Retype only the lines below from the one with "Recreate this image" to the one with "const months = ['oct', 'nov', 'dec'];", inclusive, skipping every image.

● ● ● ● ●

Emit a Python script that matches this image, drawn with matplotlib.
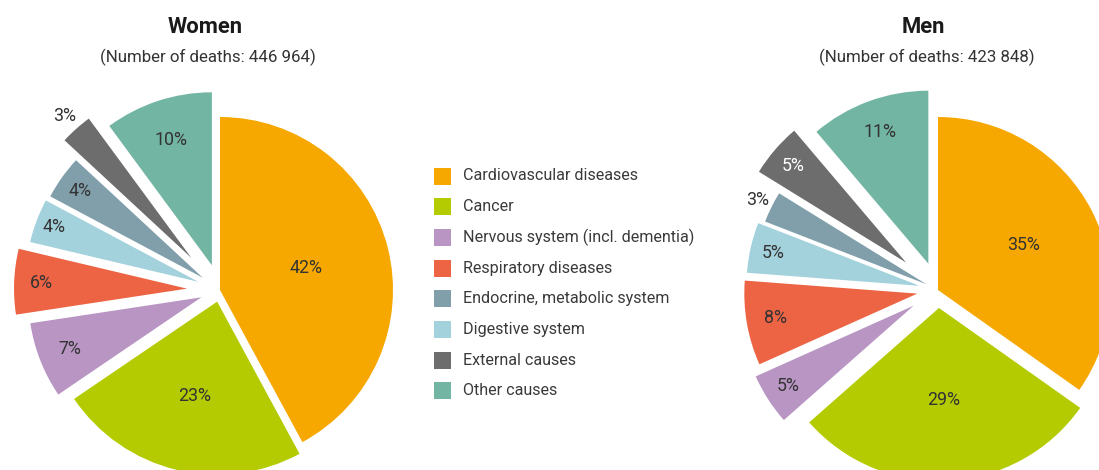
import matplotlib
matplotlib.use("Agg")
import matplotlib.pyplot as plt
from matplotlib import font_manager
from matplotlib.patches import Rectangle
import numpy as np

# ---------------- data ----------------
causes = ["Cardiovascular diseases", "Cancer", "Nervous system (incl. dementia)",
          "Respiratory diseases", "Digestive system", "Endocrine, metabolic system",
          "External causes", "Other causes"]
women_share = [42.1, 23.4, 7.1, 6.1, 4.1, 4.1, 3.0, 10.1]
men_share = [34.8, 28.7, 4.8, 7.9, 4.7, 2.9, 5.0, 11.2]
legend_order = ["Cardiovascular diseases", "Cancer", "Nervous system (incl. dementia)",
                "Respiratory diseases", "Endocrine, metabolic system", "Digestive system",
                "External causes", "Other causes"]
titles = ["Women", "Men"]
death_counts = ["446 964", "423 848"]

# ---------------- style ----------------
colors = {
    "Cardiovascular diseases": "#F6A800",
    "Cancer": "#B3CB00",
    "Nervous system (incl. dementia)": "#B995C4",
    "Respiratory diseases": "#EC6444",
    "Digestive system": "#A3D1DC",
    "Endocrine, metabolic system": "#809FAA",
    "External causes": "#6D6D6D",
    "Other causes": "#73B5A3",
}
women_explode = [0, 12, 20, 33, 23, 21, 43, 26]
men_explode = [0, 18, 29, 21, 19, 13, 42, 28]
women_label_r = [0.51, 0.56, 0.82, 0.84, 0.89, 0.87, 1.10, 0.76]
men_label_r = [0.56, 0.53, 0.86, 0.83, 0.87, 1.09, 0.86, 0.81]
men_label_colors = ["#333333"] * 6 + ["white", "#333333"]
women_label_colors = ["#333333"] * 8

names = {f.name for f in font_manager.fontManager.ttflist}
if "Liberation Sans Narrow" in names:
    fam = ["Liberation Sans Narrow", "DejaVu Sans"]
    fs_leg, fs_lab, fs_sub, fs_title = 14, 14.5, 14, 18
else:
    fam = ["Roboto", "DejaVu Sans"]
    fs_leg, fs_lab, fs_sub, fs_title = 11.6, 12.8, 12.2, 15.8
plt.rcParams["font.family"] = fam

W, H = 1099, 470
fig = plt.figure(figsize=(W / 100, H / 100), dpi=100)
ax = fig.add_axes([0, 0, 1, 1])

R = 173
centers = [(220, H - 290), (938, H - 290)]
title_x = [205, 923]
sub_x = [208, 927]

for share, expl, lab_r, lab_c, center, title, cnt, tx, sx in zip(
        [women_share, men_share], [women_explode, men_explode],
        [women_label_r, men_label_r], [women_label_colors, men_label_colors],
        centers, titles, death_counts, title_x, sub_x):
    wedges, _ = ax.pie(share, explode=expl, colors=[colors[c] for c in causes],
                       startangle=90, counterclock=False, radius=R, center=center,
                       wedgeprops=dict(linewidth=0))
    for w, v, lr, lc in zip(wedges, share, lab_r, lab_c):
        th = np.deg2rad((w.theta1 + w.theta2) / 2)
        cx, cy = w.center
        ax.text(cx + lr * R * np.cos(th), cy + lr * R * np.sin(th), f"{v:.0f}%",
                ha="center", va="center", fontsize=fs_lab, color=lc)
    ax.text(tx, H - 27, title, ha="center", va="center", fontsize=fs_title,
            fontweight="bold", color="#1a1a1a")
    ax.text(sx, H - 57, f"(Number of deaths: {cnt})", ha="center", va="center",
            fontsize=fs_sub, color="#333333")

# legend
for i, name in enumerate(legend_order):
    yc = H - (176 + i * 30.7)
    ax.add_patch(Rectangle((434, yc - 8.5), 17, 17, facecolor=colors[name], edgecolor="none"))
    ax.text(463, yc, name, ha="left", va="center", fontsize=fs_leg, color="#3a3a3a")

ax.set_xlim(0, W)
ax.set_ylim(0, H)
ax.set_aspect("equal")
ax.axis("off")
fig.savefig("out.png", dpi=100, facecolor="white")
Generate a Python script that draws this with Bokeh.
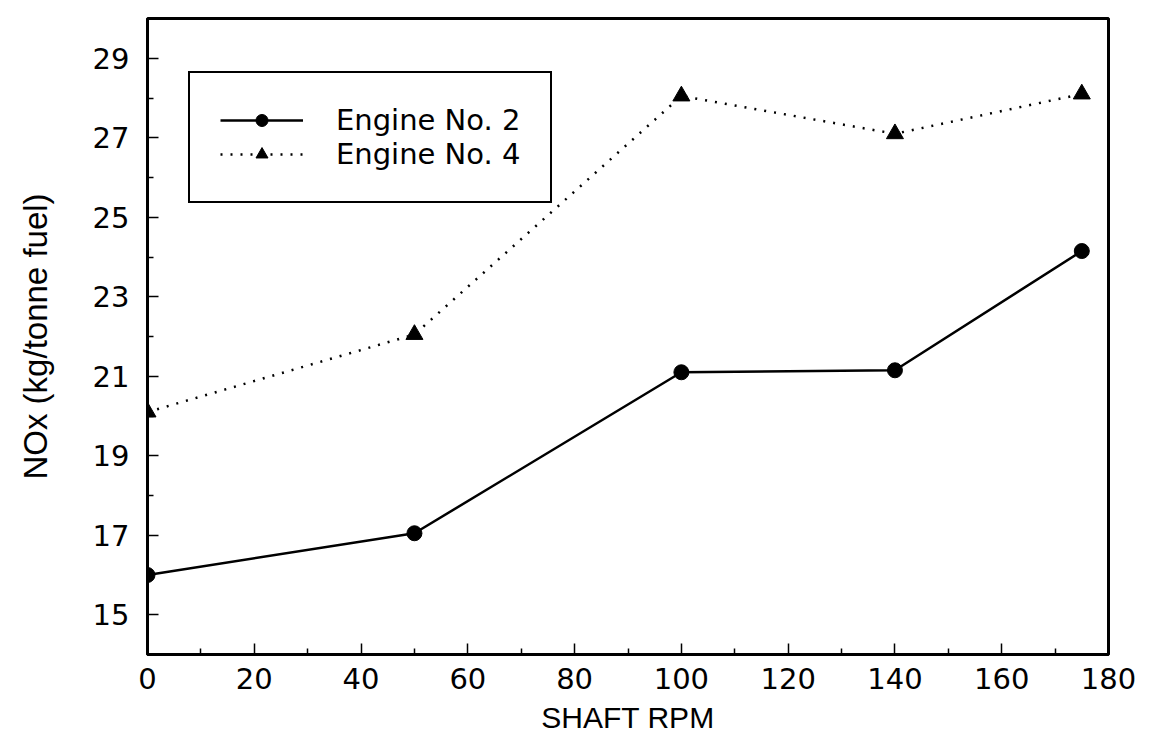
from bokeh.plotting import figure
from bokeh.models import FixedTicker, Legend, LegendItem, Range1d
from bokeh.embed import file_html
from bokeh.resources import INLINE

# ---- data ----
rpm = [0, 50, 100, 140, 175]
nox_engine2 = [16.0, 17.05, 21.1, 21.15, 24.15]
nox_engine4 = [20.1, 22.05, 28.05, 27.1, 28.1]
series_labels = ["Engine No. 2", "Engine No. 4"]

x_major_ticks = [0, 20, 40, 60, 80, 100, 120, 140, 160, 180]
x_minor_ticks = [10, 30, 50, 70, 90, 110, 130, 150, 170]
y_major_ticks = [15, 17, 19, 21, 23, 25, 27, 29]
y_minor_ticks = [16, 18, 20, 22, 24, 26, 28]

x_title = "SHAFT RPM"
y_title = "NOx (kg/tonne fuel)"

TICK_FONT = "DejaVu Sans"
TITLE_FONT = "Liberation Sans"

p = figure(
    width=1151, height=751,
    x_range=Range1d(0, 180), y_range=Range1d(14, 30),
    output_backend="svg", toolbar_location=None,
    min_border_left=147, min_border_right=43,
    min_border_top=18, min_border_bottom=97,
)
p.background_fill_color = "white"
p.border_fill_color = "white"
p.outline_line_color = "black"
p.outline_line_width = 3
p.outline_line_alpha = 1.0
p.xgrid.visible = False
p.ygrid.visible = False

l2 = p.line(rpm, nox_engine2, line_color="black", line_width=2.5)
s2 = p.scatter(rpm, nox_engine2, marker="circle", size=15, fill_color="black", line_color="black")
l4 = p.line(rpm, nox_engine4, line_color="black", line_width=2.5, line_dash="2 8")
s4 = p.scatter(rpm, nox_engine4, marker="triangle", size=17, fill_color="black", line_color="black")

p.xaxis.ticker = FixedTicker(ticks=x_major_ticks, minor_ticks=x_minor_ticks)
p.yaxis.ticker = FixedTicker(ticks=y_major_ticks, minor_ticks=y_minor_ticks)

for ax in (p.xaxis, p.yaxis):
    ax.axis_line_color = "black"
    ax.axis_line_width = 3
    ax.major_tick_line_color = "black"
    ax.minor_tick_line_color = "black"
    ax.major_tick_line_width = 1.5
    ax.minor_tick_line_width = 1.5
    ax.major_tick_in = 11
    ax.major_tick_out = 0
    ax.minor_tick_in = 6
    ax.minor_tick_out = 0
    ax.major_label_text_font = TICK_FONT
    ax.major_label_text_font_size = "29px"
    ax.major_label_text_color = "black"
    ax.axis_label_text_font = TITLE_FONT
    ax.axis_label_text_font_style = "normal"
    ax.axis_label_text_color = "black"

p.xaxis.axis_label = x_title
p.yaxis.axis_label = y_title
p.xaxis.major_label_standoff = 13
p.yaxis.major_label_standoff = 18
p.xaxis.axis_label_standoff = 9
p.yaxis.axis_label_standoff = 36
p.xaxis.axis_label_text_font_size = "30px"
p.yaxis.axis_label_text_font_size = "33px"

legend = Legend(
    items=[
        LegendItem(label=series_labels[0], renderers=[l2, s2]),
        LegendItem(label=series_labels[1], renderers=[l4, s4]),
    ],
    location=(41, 451),
    margin=0,
    padding=30,
    spacing=0,
    glyph_width=83,
    glyph_height=30,
    label_height=30,
    label_standoff=33,
    label_text_font=TICK_FONT,
    label_text_font_size="29px",
    label_text_color="black",
    border_line_color="black",
    border_line_alpha=1.0,
    border_line_width=2.5,
    background_fill_color="white",
    background_fill_alpha=1.0,
)
p.add_layout(legend)

open("out.html", "w").write(file_html(p, INLINE))
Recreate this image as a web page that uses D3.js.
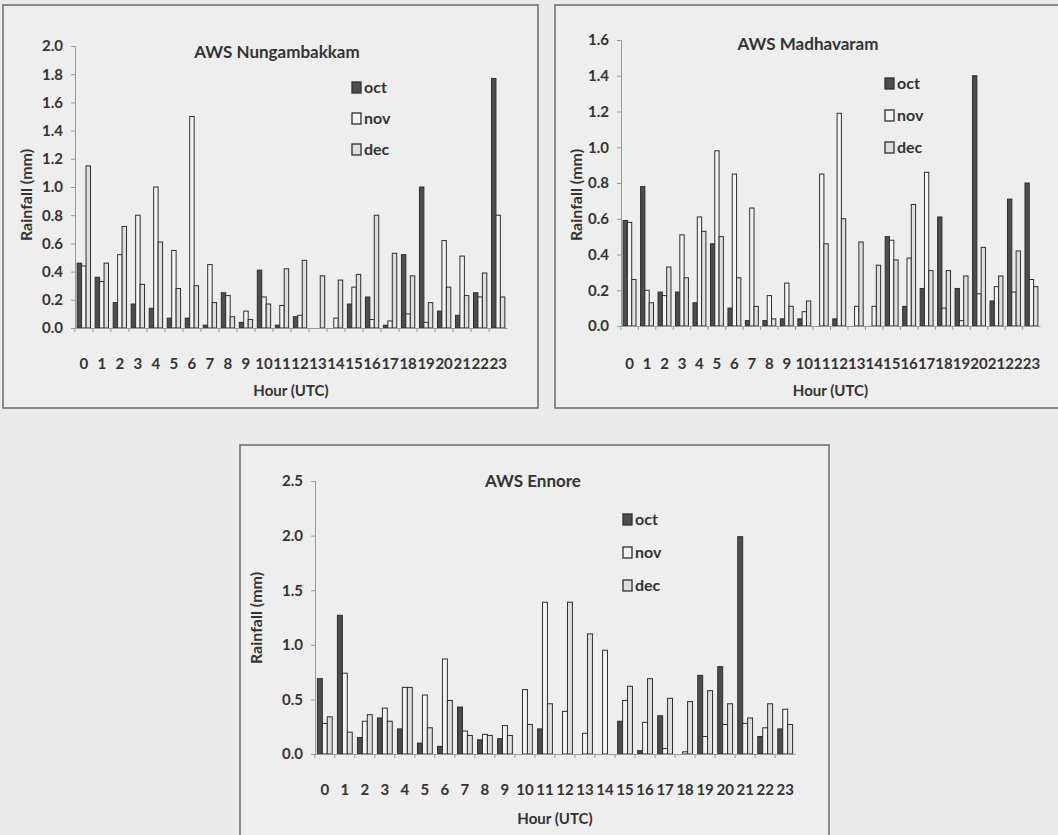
<!DOCTYPE html>
<html>
<head>
<meta charset="utf-8">
<script src="https://cdn.jsdelivr.net/npm/d3@7"></script>
<style>
  body { margin: 0; background: #ebebeb; }
  svg { display: block; }
  text { font-family: Lato, 'Liberation Sans Narrow', 'Open Sans', sans-serif; fill: #333; }
</style>
</head>
<body>
<div id="chart"></div>
<script>
// hourly rainfall (mm), hours 0..23 UTC
const hours = d3.range(24);
const months = ['oct', 'nov', 'dec'];

const nungOct = [0.46, 0.36, 0.18, 0.17, 0.14, 0.07, 0.07, 0.02, 0.25, 0.04, 0.41, 0.02, 0.08, 0.00, 0.00, 0.17, 0.22, 0.02, 0.52, 1.00, 0.12, 0.09, 0.25, 1.77];
const nungNov = [0.44, 0.33, 0.52, 0.80, 1.00, 0.55, 1.50, 0.45, 0.23, 0.12, 0.22, 0.16, 0.09, 0.00, 0.07, 0.29, 0.06, 0.05, 0.10, 0.04, 0.62, 0.51, 0.22, 0.80];
const nungDec = [1.15, 0.46, 0.72, 0.31, 0.61, 0.28, 0.30, 0.18, 0.08, 0.06, 0.17, 0.42, 0.48, 0.37, 0.34, 0.38, 0.80, 0.53, 0.37, 0.18, 0.29, 0.23, 0.39, 0.22];

const madhOct = [0.59, 0.78, 0.19, 0.19, 0.13, 0.46, 0.10, 0.03, 0.03, 0.04, 0.04, 0.00, 0.04, 0.00, 0.00, 0.50, 0.11, 0.21, 0.61, 0.21, 1.40, 0.14, 0.71, 0.80];
const madhNov = [0.58, 0.20, 0.17, 0.51, 0.61, 0.98, 0.85, 0.66, 0.17, 0.24, 0.08, 0.85, 1.19, 0.11, 0.11, 0.48, 0.38, 0.86, 0.10, 0.03, 0.18, 0.22, 0.19, 0.26];
const madhDec = [0.26, 0.13, 0.33, 0.27, 0.53, 0.50, 0.27, 0.11, 0.04, 0.11, 0.14, 0.46, 0.60, 0.47, 0.34, 0.37, 0.68, 0.31, 0.31, 0.28, 0.44, 0.28, 0.42, 0.22];

const ennOct = [0.69, 1.27, 0.15, 0.33, 0.23, 0.10, 0.07, 0.43, 0.13, 0.14, 0.00, 0.23, 0.00, 0.00, 0.00, 0.30, 0.03, 0.35, 0.00, 0.72, 0.80, 1.99, 0.16, 0.23];
const ennNov = [0.28, 0.74, 0.30, 0.42, 0.61, 0.54, 0.87, 0.21, 0.18, 0.26, 0.59, 1.39, 0.39, 0.19, 0.95, 0.49, 0.29, 0.05, 0.02, 0.16, 0.27, 0.28, 0.24, 0.41];
const ennDec = [0.34, 0.20, 0.36, 0.30, 0.61, 0.24, 0.49, 0.17, 0.17, 0.17, 0.27, 0.46, 1.39, 1.10, 0.00, 0.62, 0.69, 0.51, 0.48, 0.58, 0.46, 0.33, 0.46, 0.27];

const fills = { oct: '#4d4d4d', nov: '#f4f4f4', dec: '#dedede' };

const svg = d3.select('#chart').append('svg')
    .attr('width', 1058)
    .attr('height', 835);

// one panel per station
function panel(cfg) {
  let g = svg.append('g');

  // frame round the chart
  g.append('rect')
      .attr('x', cfg.box[0]).attr('y', cfg.box[1])
      .attr('width', cfg.box[2] - cfg.box[0]).attr('height', cfg.box[3] - cfg.box[1])
      .attr('fill', '#eeeeee')
      .attr('stroke', '#6a6a6a')
      .attr('stroke-width', 1.5);

  let x = d3.scaleBand().domain(hours).range([cfg.left, cfg.right]).paddingInner(0.26).paddingOuter(0.12);
  let xm = d3.scaleBand().domain(months).range([0, x.bandwidth()]);
  let y = d3.scaleLinear().domain([0, cfg.max]).range([cfg.bottom, cfg.top]);

  let rows = hours.map(h => ({ hour: h, oct: cfg.oct[h], nov: cfg.nov[h], dec: cfg.dec[h] }));

  g.append('g').selectAll('g')
    .data(rows)
    .join('g')
      .attr('transform', d => 'translate(' + x(d.hour) + ',0)')
    .selectAll('rect')
    .data(d => months.map(m => ({ key: m, value: d[m] })))
    .join('rect')
      .attr('x', d => xm(d.key))
      .attr('y', d => y(d.value))
      .attr('width', xm.bandwidth())
      .attr('height', d => cfg.bottom - y(d.value))
      .attr('fill', d => fills[d.key])
      .attr('stroke', '#2e2e2e')
      .attr('stroke-width', 1);

  // Y axis
  let yAxis = g.append('g')
      .attr('transform', 'translate(' + cfg.left + ',0)')
      .call(d3.axisLeft(y).tickValues(d3.range(0, cfg.max + 1e-9, cfg.step)).tickFormat(d3.format('.1f')).tickSize(4).tickPadding(8));
  yAxis.selectAll('text').style('font-size', '15px').style('font-weight', 'bold').attr('fill', '#3a3a3a');
  yAxis.selectAll('line, path').attr('stroke', '#9a9a9a');

  // X axis, ticks between the hour groups
  let xAxis = g.append('g')
      .attr('transform', 'translate(0,' + cfg.bottom + ')')
      .call(d3.axisBottom(x).tickSize(0).tickPadding(cfg.labelGap));
  xAxis.selectAll('text').style('font-size', '15px').style('font-weight', 'bold').attr('fill', '#3a3a3a');
  xAxis.select('path').attr('stroke', '#9a9a9a');
  xAxis.selectAll('.sep')
    .data(hours)
    .join('line')
      .attr('class', 'sep')
      .attr('x1', d => x(d) - x.step() * x.paddingInner() / 2)
      .attr('x2', d => x(d) - x.step() * x.paddingInner() / 2)
      .attr('y1', 0).attr('y2', 4)
      .attr('stroke', '#9a9a9a');

  g.append('text')
      .attr('x', cfg.titleX).attr('y', cfg.titleY)
      .attr('text-anchor', 'middle')
      .style('font-size', '17px').style('font-weight', 'bold')
      .text(cfg.title);

  g.append('text')
      .attr('x', (cfg.left + cfg.right) / 2).attr('y', cfg.hourY)
      .attr('text-anchor', 'middle')
      .style('font-size', '15px').style('font-weight', 'bold')
      .text('Hour (UTC)');

  g.append('text')
      .attr('transform', 'translate(' + cfg.yTitleX + ',' + cfg.yTitleY + ') rotate(-90)')
      .attr('text-anchor', 'middle')
      .style('font-size', '16px').style('font-weight', 'bold')
      .text('Rainfall (mm)');

  // legend
  let leg = g.append('g').selectAll('g')
    .data(months)
    .join('g')
      .attr('transform', (d, i) => 'translate(' + cfg.legX + ',' + (cfg.legY + i * cfg.legGap) + ')');
  leg.append('rect')
      .attr('x', 0).attr('y', -6).attr('width', 9).attr('height', 11)
      .attr('fill', d => fills[d]).attr('stroke', '#2e2e2e').attr('stroke-width', 1.3);
  leg.append('text')
      .attr('x', 12).attr('y', 5)
      .style('font-size', '16px').style('font-weight', 'bold')
      .text(d => d);
}

panel({
  title: 'AWS Nungambakkam', oct: nungOct, nov: nungNov, dec: nungDec,
  box: [3, 5, 538, 408], left: 75, right: 507, top: 46, bottom: 328, max: 2.0, step: 0.2,
  titleX: 277, titleY: 58, hourY: 396, labelGap: 30, yTitleX: 32, yTitleY: 195,
  legX: 352, legY: 88, legGap: 31
});

panel({
  title: 'AWS Madhavaram', oct: madhOct, nov: madhNov, dec: madhDec,
  box: [555, 5, 1062, 408], left: 621, right: 1040, top: 40, bottom: 326, max: 1.6, step: 0.2,
  titleX: 808, titleY: 50, hourY: 396, labelGap: 32, yTitleX: 582, yTitleY: 195,
  legX: 885, legY: 84, legGap: 32
});

panel({
  title: 'AWS Ennore', oct: ennOct, nov: ennNov, dec: ennDec,
  box: [240, 445, 829, 845], left: 315, right: 795, top: 481, bottom: 754, max: 2.5, step: 0.5,
  titleX: 533, titleY: 487, hourY: 824, labelGap: 30, yTitleX: 262, yTitleY: 618,
  legX: 623, legY: 520, legGap: 33
});
</script>
</body>
</html>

● ● ● ● ●

▸ Result
Recreate this image as a web page that uses D3.js.
<!DOCTYPE html>
<html>
<head>
<meta charset="utf-8">
<script src="https://cdn.jsdelivr.net/npm/d3@7"></script>
<style>
  body { margin: 0; background: #ebebeb; }
  svg { display: block; }
  text { font-family: Lato, 'Liberation Sans Narrow', 'Open Sans', sans-serif; fill: #333; }
</style>
</head>
<body>
<div id="chart"></div>
<script>
// hourly rainfall (mm), hours 0..23 UTC
const hours = d3.range(24);
const months = ['oct', 'nov', 'dec'];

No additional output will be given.